Ingredients (serves 2):
1 large aubergine
Half an onion, finely chopped
150g mince (Quorn, lamb or beef)
1 clove garlic, minced
400g tin chopped tomatoes
Squeeze of tomato puree
1 tsp dried oregano
Splash of Worcestershire sauce (optional)
Small handful fresh basil, chopped
75g grated cheese (I used a mixture of cheddar and parmesan)
Couple of glugs of olive oil
Preheat oven to 190c
Chop the aubergine in half lengthways. Score the flesh (see pic) being careful not to break the skin. Place in a baking tray, drizzle with olive oil and bake for 20-25 mins.
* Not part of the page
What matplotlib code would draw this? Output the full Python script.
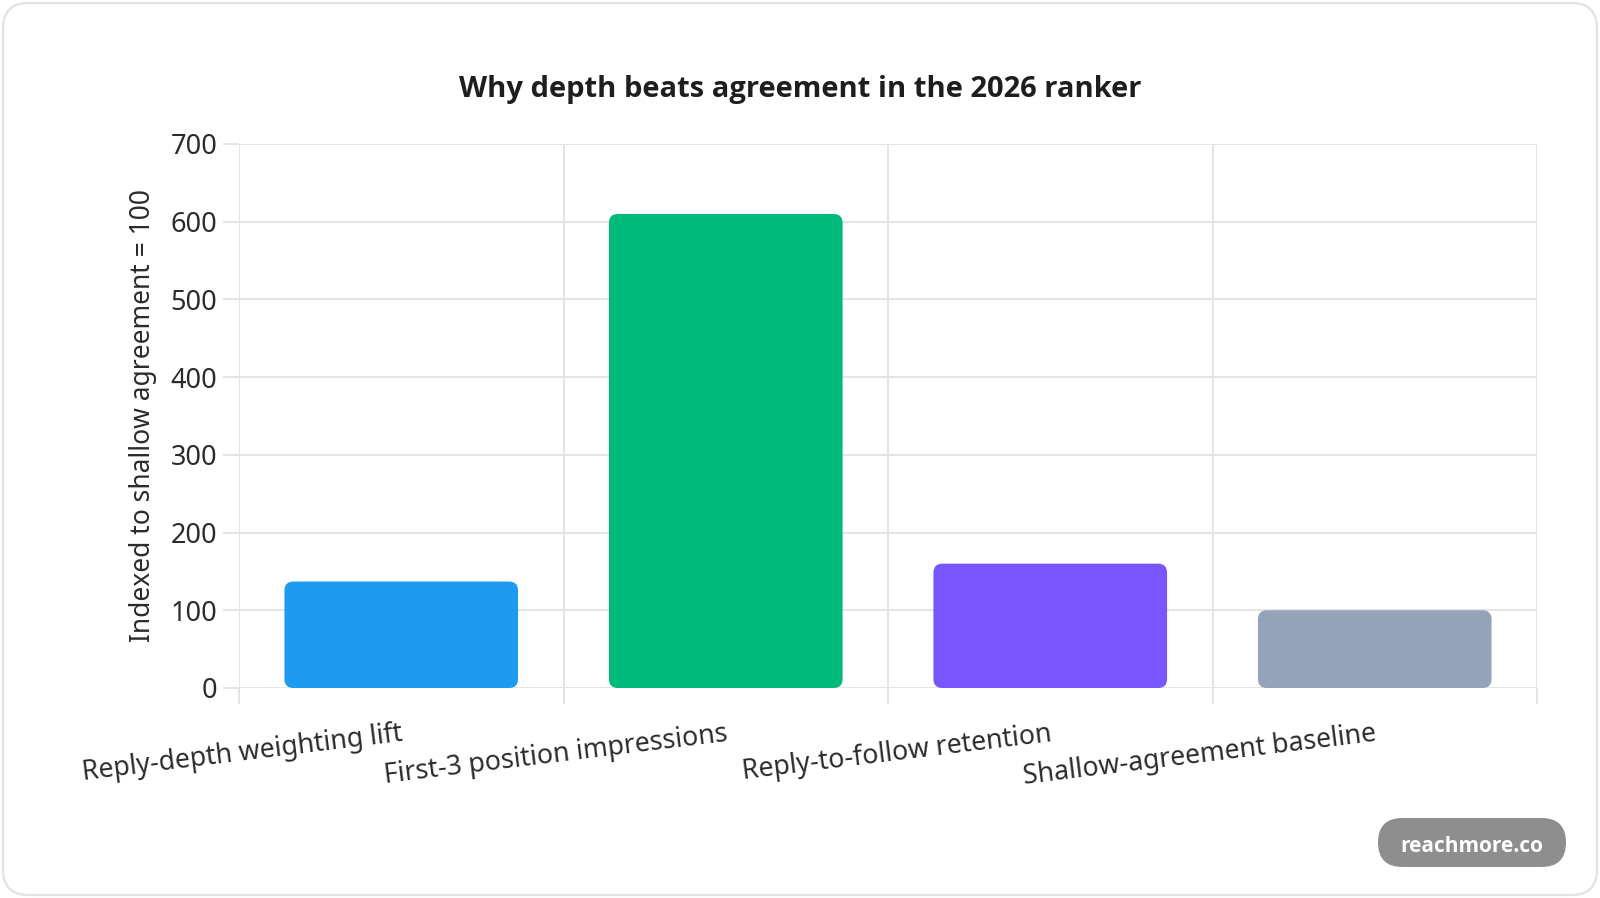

In the meantime, gently fry the onion. Add the garlic, being careful not to burn, and the mince. Add the tomatoes, tomato puree and oregano. (If you're using meat, cook it for a few minutes before adding the tomatoes). Simmer for 10-15 minutes. Add the Worcestershire sauce and fresh basil.
Once the aubergine is cooked (lightly browned and soft to the touch), scoop out the flesh to leave a shell - again be careful not to break the skin.
Chop up the aubergine flesh and add to the mince mixture.
Fill the aubergine shells with the mixture, sprinkle with grated cheese and return to the oven for 10-15 minutes. I finished mine off under the grill to get the cheese really bubbling.
Serve with a green salad if you want to keep it healthy, or garlic bread if you don't.